### [Directive]
Repeat the full listing below verbatim and keep the images out.

----------

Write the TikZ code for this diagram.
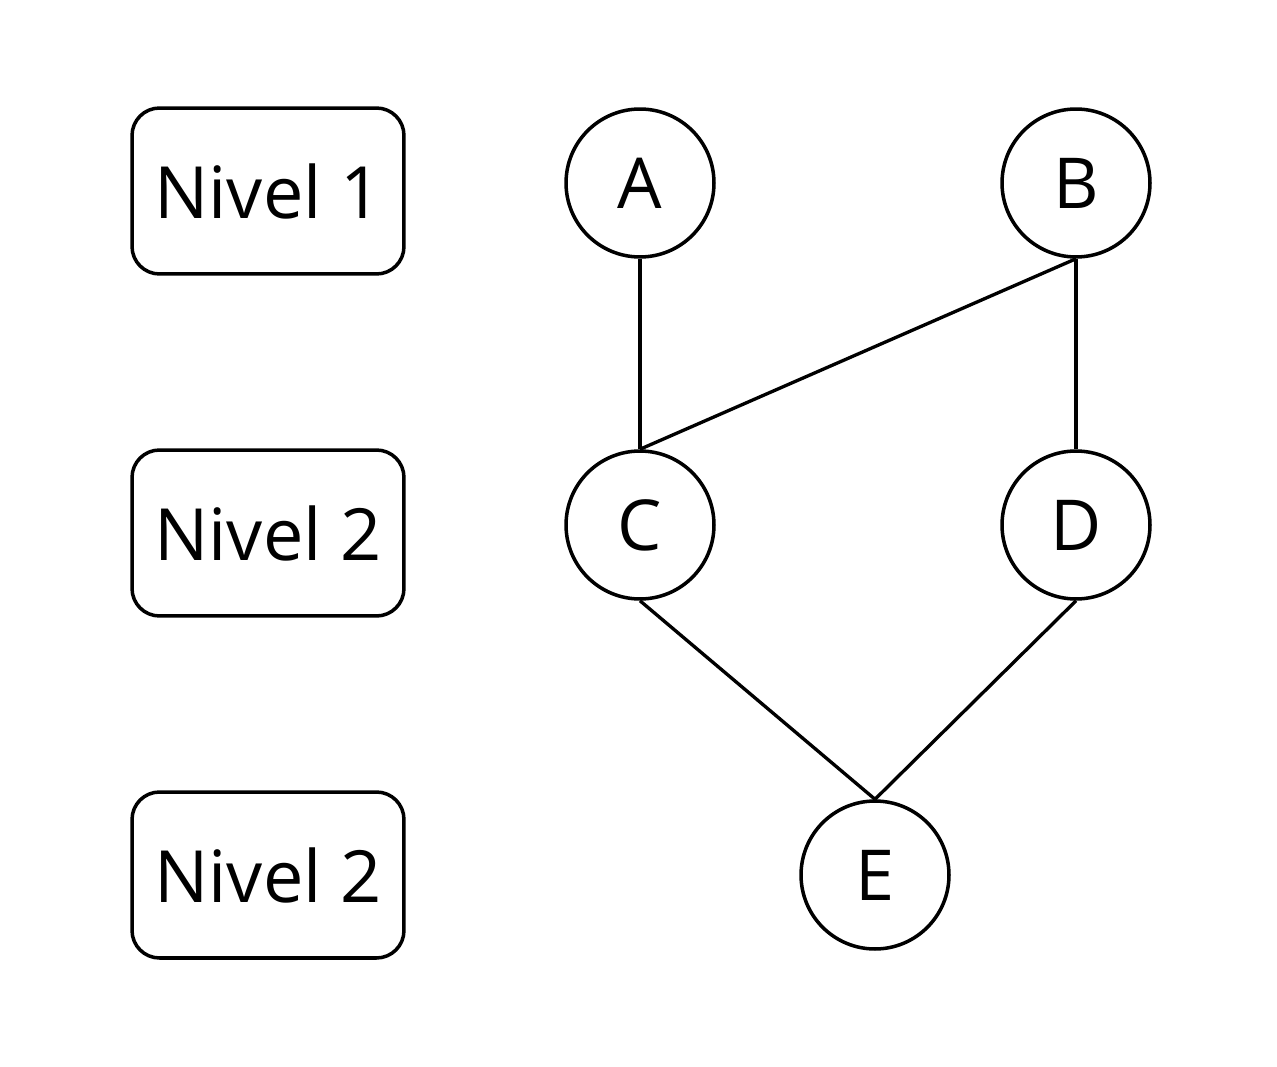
\documentclass[tikz,border=0pt]{standalone}
\usepackage{fontspec}
\setmainfont{Open Sans}
\usepackage{tikz}
\usetikzlibrary{positioning}

\begin{document}
\begin{tikzpicture}[x=0.02cm,y=-0.02cm]
  \tikzset{
    level/.style={draw,line width=2pt,rounded corners=0.55cm,
      minimum width=5.44cm,minimum height=3.32cm,inner sep=0pt,
      font=\fontsize{41}{48}\selectfont},
    vertex/.style={draw,circle,line width=2pt,minimum size=2.96cm,
      inner sep=0pt,font=\fontsize{40}{46}\selectfont},
    edge/.style={line width=1.9pt}
  }
  % keep the page the size of the reference
  \useasboundingbox (0,0) rectangle (1277,1067);

  % level labels on the left
  \node[level] (L1) at (268,191) {Nivel 1};
  \node[level] (L2) at (268,533) {Nivel 2};
  \node[level] (L3) at (268,875) {Nivel 2};

  % the graph
  \node[vertex] (A) at (640,183) {A};
  \node[vertex] (B) at (1076,183) {B};
  \node[vertex] (C) at (640,525) {C};
  \node[vertex] (D) at (1076,525) {D};
  \node[vertex] (E) at (875,875) {E};

  \draw[edge] (A.south) -- (C.north);
  \draw[edge] (B.south) -- (C.north);
  \draw[edge] (B.south) -- (D.north);
  \draw[edge] (C.south) -- (E.north);
  \draw[edge] (D.south) -- (E.north);
\end{tikzpicture}
\end{document}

----------

### [Response]
Write the TikZ code for this diagram.
\documentclass[tikz,border=0pt]{standalone}
\usepackage{fontspec}
\setmainfont{Open Sans}
\usepackage{tikz}
\usetikzlibrary{positioning}

\begin{document}
\begin{tikzpicture}[x=0.02cm,y=-0.02cm]
  \tikzset{
    level/.style={draw,line width=2pt,rounded corners=0.55cm,
      minimum width=5.44cm,minimum height=3.32cm,inner sep=0pt,
      font=\fontsize{41}{48}\selectfont},
    vertex/.style={draw,circle,line width=2pt,minimum size=2.96cm,
      inner sep=0pt,font=\fontsize{40}{46}\selectfont},
    edge/.style={line width=1.9pt}
  }
  % keep the page the size of the reference
  \useasboundingbox (0,0) rectangle (1277,1067);

  % level labels on the left
  \node[level] (L1) at (268,191) {Nivel 1};
  \node[level] (L2) at (268,533) {Nivel 2};
  \node[level] (L3) at (268,875) {Nivel 2};

  % the graph
  \node[vertex] (A) at (640,183) {A};
  \node[vertex] (B) at (1076,183) {B};
  \node[vertex] (C) at (640,525) {C};
  \node[vertex] (D) at (1076,525) {D};
  \node[vertex] (E) at (875,875) {E};

  \draw[edge] (A.south) -- (C.north);
  \draw[edge] (B.south) -- (C.north);
  \draw[edge] (B.south) -- (D.north);
  \draw[edge] (C.south) -- (E.north);
  \draw[edge] (D.south) -- (E.north);
\end{tikzpicture}
\end{document}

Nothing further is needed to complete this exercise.